Ultra-Wideband will change your digital home
9th Aug 2007 | 23:00
Wireless USB only one way wireless tech will make difference
Back in February, the EU passed its legislation outlining the authorised use of the radio spectrum for ultra-wideband technology - and 21 August is the deadline for member states to pass it into law. Ultra-Wideband (UWB) will mean a lot for proponents of the digital home.
It'll mean more devices can be connected without cables - meaning we could see the end of the mass of cables behind your TV and hi-fi with pictures and sound streamed wirelessly between kit. UWB uses relatively low power to transmit data across a large amount of radio bandwidth - at least 500MHz, but potentially several gigahertz - simultaneously.
In the UK, telecommunications regulator Ofcom has already committed to following the EU's lead. It allows the technology under the Wireless Telegraphy (Exemption) Regulations, which will soon become law. The change in the law marks the end of a long process which finally brings Europe into line with US legislation allowing unlicensed use of the frequency ranges between 3.1 and 10.6GHz for UWB.
The principle is very similar to MIMO (Multiple In, Multiple Out) wireless networking adaptors. Many channels within a radio frequency range are used to transmit data in parallel, increasing transfer speeds and reducing the chances of interference. Current standards for Ultra-Wideband have been developed and promoted by the WiMedia Alliance .
C-WUSB is on its way
There are already several products available elsewhere in the world - like Philips' wireless HDMI adaptor - which use UWB transceivers and will be legally available in Europe for the first time after the 21st.
The most important application of UWB, though, is Certified Wireless USB (C-WUSB). The 'Certified' prefix has been adopted to differentiate C-WUSB kit from existing Wireless USB adaptors. These tend to refer to 802.11 WiFi transceivers.
C-WUSB, though, is the next progression of good old USB. It transfers data at USB 2.0 speeds (480Mbps) at ranges of up to three metres, slowing to 110Mbps at up to 10 metres. Like USB, a C-WUSB hub can support up to 127 devices at any one time. At CES this year in Las Vegas, the USB Forum was out in force, demonstrating prototype cameras and printers with built-in C-WUSB transferring images at full USB 2.0 speeds.
Right now, there are notebooks coming from Dell and Lenovo with built-in C-WUSB hubs, while D-Link and IOGEAR both have hubs and adaptors which sport the official logos. All should be available in the Autumn.
Belkin, in the meantime, has a wireless USB hub and adaptor kit out in the US which will be C-WUSB compatible - although possibly not supporting official certification. It'll be out in Europe in time for Christmas.

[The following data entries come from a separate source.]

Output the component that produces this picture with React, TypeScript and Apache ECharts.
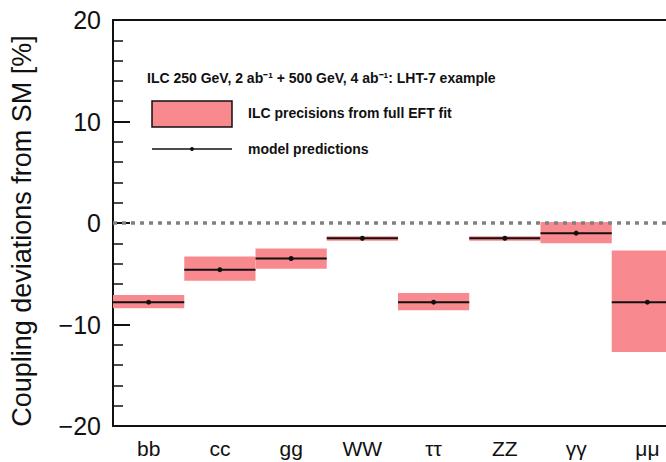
import React, { useEffect, useRef } from "react";
import * as echarts from "echarts";

const categories = ["bb", "cc", "gg", "WW", "ττ", "ZZ", "γγ", "μμ"];
const predictions = [-7.8, -4.6, -3.5, -1.5, -7.8, -1.5, -1.0, -7.8];
const precisionLow = [-8.4, -5.7, -4.5, -1.75, -8.6, -1.75, -2.0, -12.7];
const precisionHigh = [-7.1, -3.3, -2.5, -1.3, -6.9, -1.3, 0.1, -2.7];
const referenceLine = [0];
const yTicks = { min: -20, max: 20, interval: 10 };

const PINK = "#f8898e";
const FONT = "Liberation Sans, Arial, Helvetica, sans-serif";

export default function App() {
  const ref = useRef<HTMLDivElement>(null);
  useEffect(() => {
    document.body.style.margin = "0";
    document.body.style.overflow = "hidden";
    const chart = echarts.init(ref.current!, undefined, { renderer: "svg" });
    const data = categories.map((c, i) => [i, precisionLow[i], precisionHigh[i], predictions[i]]);
    chart.setOption({
      animation: false,
      backgroundColor: "#ffffff",
      grid: { left: 113, right: 17, top: 20, bottom: 36 },
      xAxis: [
        {
          type: "category",
          data: categories,
          position: "bottom",
          boundaryGap: true,
          axisLine: { onZero: false, lineStyle: { color: "#111", width: 2 } },
          axisTick: { inside: true, length: 13, lineStyle: { color: "#111", width: 2 } },
          axisLabel: { fontFamily: FONT, fontSize: 21, color: "#111", margin: 12 },
          splitLine: { show: false },
        },
        {
          type: "category",
          data: categories,
          position: "top",
          boundaryGap: true,
          axisLine: { onZero: false, lineStyle: { color: "#111", width: 2 } },
          axisTick: { inside: true, length: 12, lineStyle: { color: "#111", width: 2 } },
          axisLabel: { show: false },
          splitLine: { show: false },
        },
      ],
      yAxis: {
        type: "value",
        min: yTicks.min,
        max: yTicks.max,
        interval: yTicks.interval,
        axisLine: { show: true, onZero: false, lineStyle: { color: "#111", width: 2 } },
        axisTick: { show: true, inside: true, length: 17, lineStyle: { color: "#111", width: 2 } },
        minorTick: { show: true, splitNumber: 5, length: 10, lineStyle: { color: "#111", width: 1.5 } },
        splitLine: { show: false },
        axisLabel: {
          fontFamily: FONT,
          fontSize: 25,
          color: "#111",
          margin: 12,
          formatter: (v: number) => String(v).replace("-", "\u2212"),
        },
      },
      series: [
        {
          type: "custom",
          xAxisIndex: 0,
          data,
          encode: { x: 0, y: [1, 2, 3] },
          renderItem: (params: any, api: any) => {
            const idx = api.value(0);
            const lo = api.value(1);
            const hi = api.value(2);
            const v = api.value(3);
            const bw = api.size([1, 0])[0];
            const pLo = api.coord([idx, lo]);
            const pHi = api.coord([idx, hi]);
            const pV = api.coord([idx, v]);
            return {
              type: "group",
              children: [
                {
                  type: "rect",
                  shape: { x: pLo[0] - bw / 2, y: pHi[1], width: bw, height: pLo[1] - pHi[1] },
                  style: { fill: PINK },
                },
                {
                  type: "line",
                  shape: { x1: pV[0] - bw / 2, y1: pV[1], x2: pV[0] + bw / 2, y2: pV[1] },
                  style: { stroke: "#111", lineWidth: 2 },
                },
                {
                  type: "circle",
                  shape: { cx: pV[0], cy: pV[1], r: 2.5 },
                  style: { fill: "#111" },
                },
              ],
            };
          },
          markLine: {
            silent: true,
            symbol: "none",
            z: 10,
            label: { show: false },
            emphasis: { disabled: true },
            lineStyle: { color: "#808080", width: 3.5, type: [4, 5], opacity: 1 },
            data: referenceLine.map((y) => ({
              yAxis: y,
              lineStyle: { color: "#808080", width: 3.5, type: [4, 5] },
            })),
          },
        },
      ],
      graphic: [
        {
          type: "text",
          x: 22,
          y: 231,
          rotation: Math.PI / 2,
          style: {
            text: "Coupling deviations from SM [%]",
            fontFamily: FONT,
            fontSize: 27,
            fill: "#111",
            textAlign: "center",
            textVerticalAlign: "middle",
          },
        },
        {
          type: "text",
          x: 147,
          y: 78,
          style: {
            text: "ILC 250 GeV, 2 ab\u207B\u00B9 + 500 GeV, 4 ab\u207B\u00B9: LHT-7 example",
            fontFamily: FONT,
            fontSize: 14,
            fontWeight: "bold",
            fill: "#111",
            textVerticalAlign: "middle",
          },
        },
        {
          type: "rect",
          shape: { x: 152, y: 101, width: 80, height: 26 },
          style: { fill: PINK, stroke: "#111", lineWidth: 1.5 },
        },
        {
          type: "text",
          x: 248,
          y: 113,
          style: {
            text: "ILC precisions from full EFT fit",
            fontFamily: FONT,
            fontSize: 14,
            fontWeight: "bold",
            fill: "#111",
            textVerticalAlign: "middle",
          },
        },
        {
          type: "line",
          shape: { x1: 152, y1: 149, x2: 232, y2: 149 },
          style: { stroke: "#111", lineWidth: 1.5 },
        },
        {
          type: "circle",
          shape: { cx: 192, cy: 149, r: 2 },
          style: { fill: "#111" },
        },
        {
          type: "text",
          x: 248,
          y: 149,
          style: {
            text: "model predictions",
            fontFamily: FONT,
            fontSize: 14,
            fontWeight: "bold",
            fill: "#111",
            textVerticalAlign: "middle",
          },
        },
      ],
    });
    return () => chart.dispose();
  }, []);
  return (
    <div
      ref={ref}
      style={{ position: "fixed", left: 0, top: 0, width: 700, height: 462 }}
    />
  );
}
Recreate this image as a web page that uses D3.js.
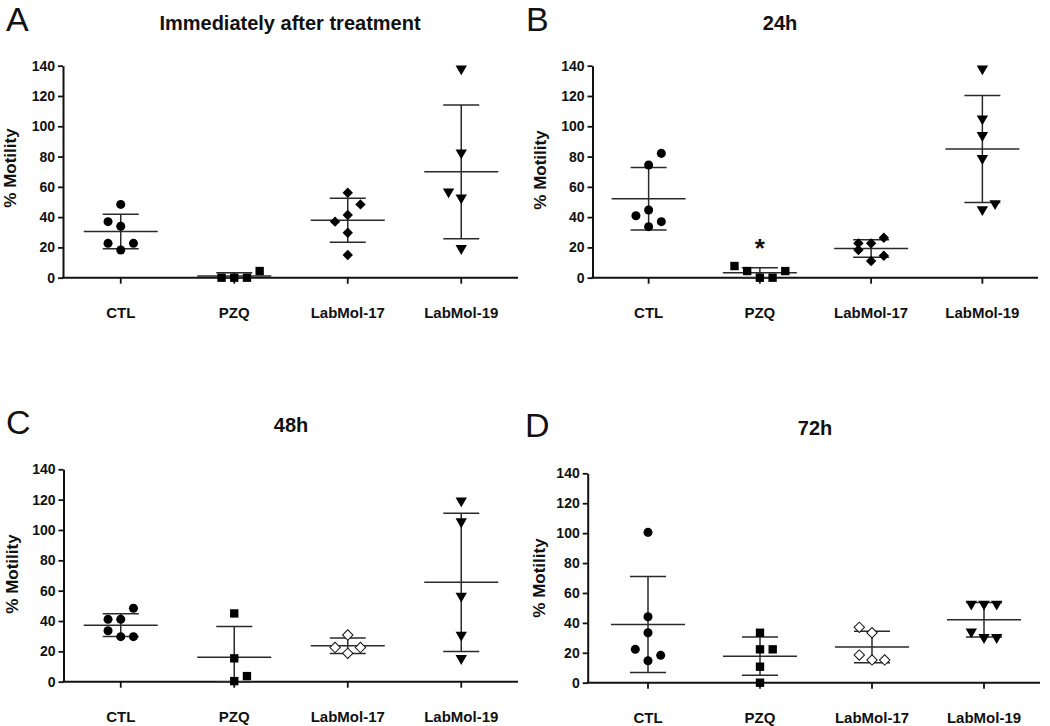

Hubs and adaptors will be a relatively pricey £200 per pair initially, while pricing for the notebooks hasn't yet been revealed.
Over the next few weeks there will be many announcements about Wireless USB kit, and possibly some from the Bluetooth SIG regarding version 3 of the Bluetooth specification. Intreguingly, this will also use UWB to achieve faster data rates. There are still potential pitfalls for UWB technology, though. One of the key components of the EU decision on UWB is that UWB equipment "does not cause or contribute to undue interference to any wireless telegraphy".
Some commentators, including Hutchinson 3G and the UK Maritime and Coastguard Agency have voiced worries that the current regulations are vague as to the nature of "undue interference". The action Ofcom will bring to manufacturers straying from the UWB guidelines is also uncertain. Given the amount of low cost C-WUSB kit about to hit our shores, these could well be valid concerns.
It's unlikely that disaster is looming, though. Rather, we're about to enter the truly wireless age where putting your camera on your desk without a cradle or cable will immediately instigate WUSB transfers of pictures. High def movies and music will be able to be pumped around from PC to TV without the need for a WiFi network. The future is, as they say, almost here.